Skip to main content
Learn

Safe withdrawal rates, honestly

One number turns your spending into your FI target. It deserves five minutes of honesty about where it comes from and what it can't promise.

What the rule says

Withdraw 4% of a diversified stock/bond portfolio in your first year of retirement, then adjust that dollar amount for inflation every year after. In historical US data (the research behind this is the 1998 “Trinity study” and William Bengen's earlier work), a portfolio managed this way survived essentially every 30-year retirement since the 1920s — through the Depression, stagflation, and several crashes.

Inverted, it gives the planning shortcut everything else rests on: to spend $X per year, you need 25×X invested (100 ÷ 4). Spend $4,000/month → $1.2M. WorthCurve uses exactly this, with the rate adjustable, and computes the target on net spending — what the portfolio must cover after bridge income, Social Security, and pensions.

What it quietly assumes

  • A 30-year horizon — retire at 40 and you're asking for 50+ years, where the historical success rate is lower.
  • US historical returns — arguably the best market run in modern history.
  • Mechanical behavior — never cutting spending in bad years, never panicking out of stocks.
  • No fees or taxes — a 1% advisory fee effectively turns 4% into 3%.

How to actually use it

  • Long horizon?

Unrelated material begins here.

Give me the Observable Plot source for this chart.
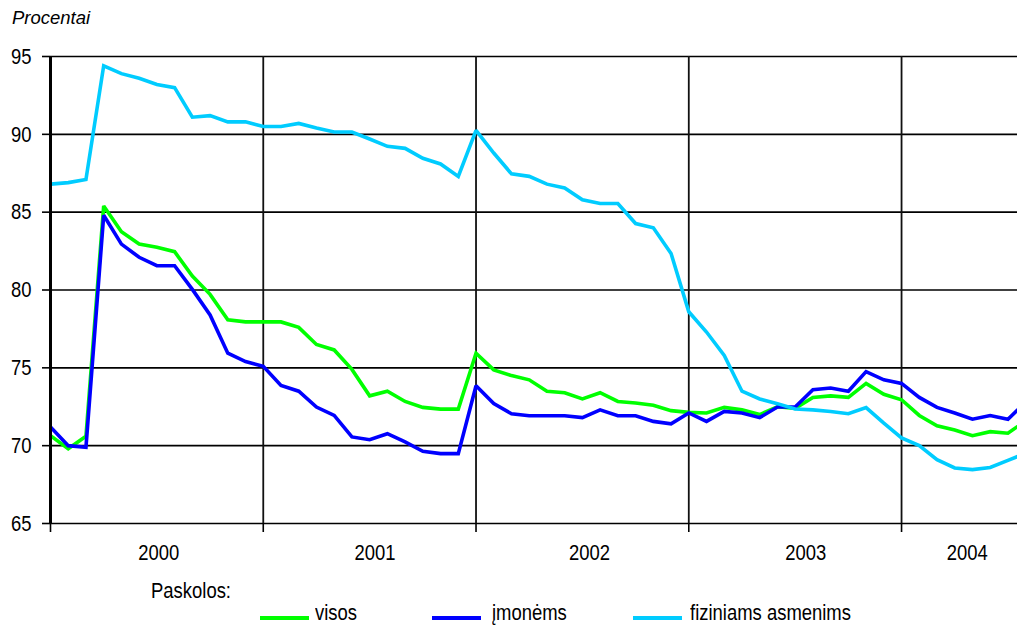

Consider 3.5%. If your change comes decades before a traditional retirement age, 3.5% (a ~29× target) buys meaningful headroom for a modest cost.
  • Flexibility is worth more than precision. The ability to trim spending 10% in a bad market, or earn a little, does more for plan survival than the difference between 3.8% and 4.1%.
  • Treat it as a heuristic, not a contract.It answers “roughly how big must the portfolio be?” — the drawdown itself is better simulated month by month, which is what your plan does, alongside a conservative case.